The theme is how the traditional Indian Wedding has changed in today's globalized, technologically advanced world…a subject which maybe could have been handled more innovatively. But the characters where stereotypes.

So we have this EDUCATED, LIBERAL, MODERN urban middle-class family – an elder daughter who lives abroad with her professional husband, a son who is a software designer BUT the younger daughter is willing to marry a suitable boy from the US whom she has never met. The play starts with the brother making a video of his younger sister to showcase her to the prospective groom. Not theatre material…I say… Bollywood material!

But not to take everything from the play …it does have some charming moments and witty dialogues. Utkarsh Mazumdar was brilliant – his portrayal as Appa who still lives in the past had everyone laughing, especially when he would repeat the dialog about ‘had his brother been alive…’

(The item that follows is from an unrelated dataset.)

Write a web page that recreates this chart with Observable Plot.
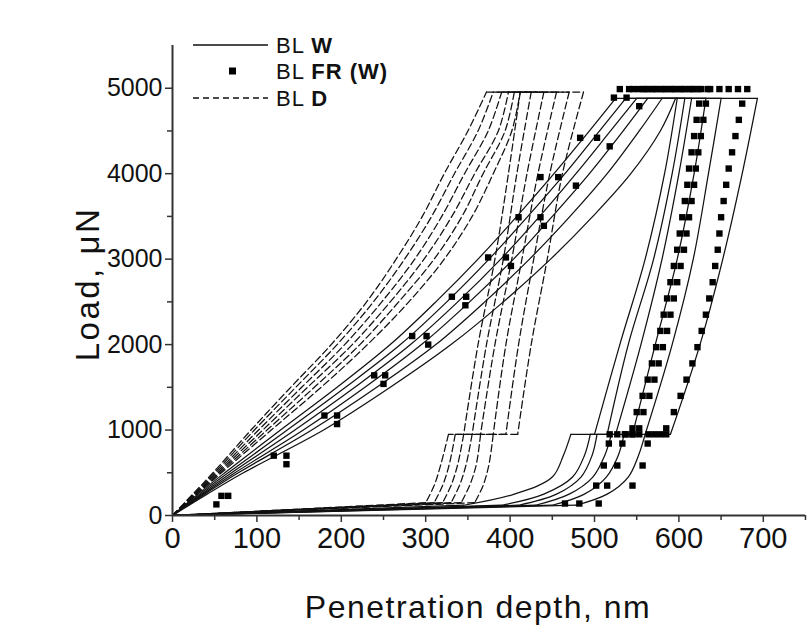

The prospective groom from the United States (not sure of his name) was super….his American twang was just out of the world. His talk, his body language, accent… everything was just so USA returned!

Maybe if the play stayed in this one theme, it would have done better…but me no expert. This is just my personal view, but the play tried to raise too many questions and in the end leaving some of them unanswered…as in what was with the dead uncle. And the most ominous one…did she find happiness getting married to that obnoxious creature or as advised by her siblings..that if things didn't work out, she could always come back, did she return?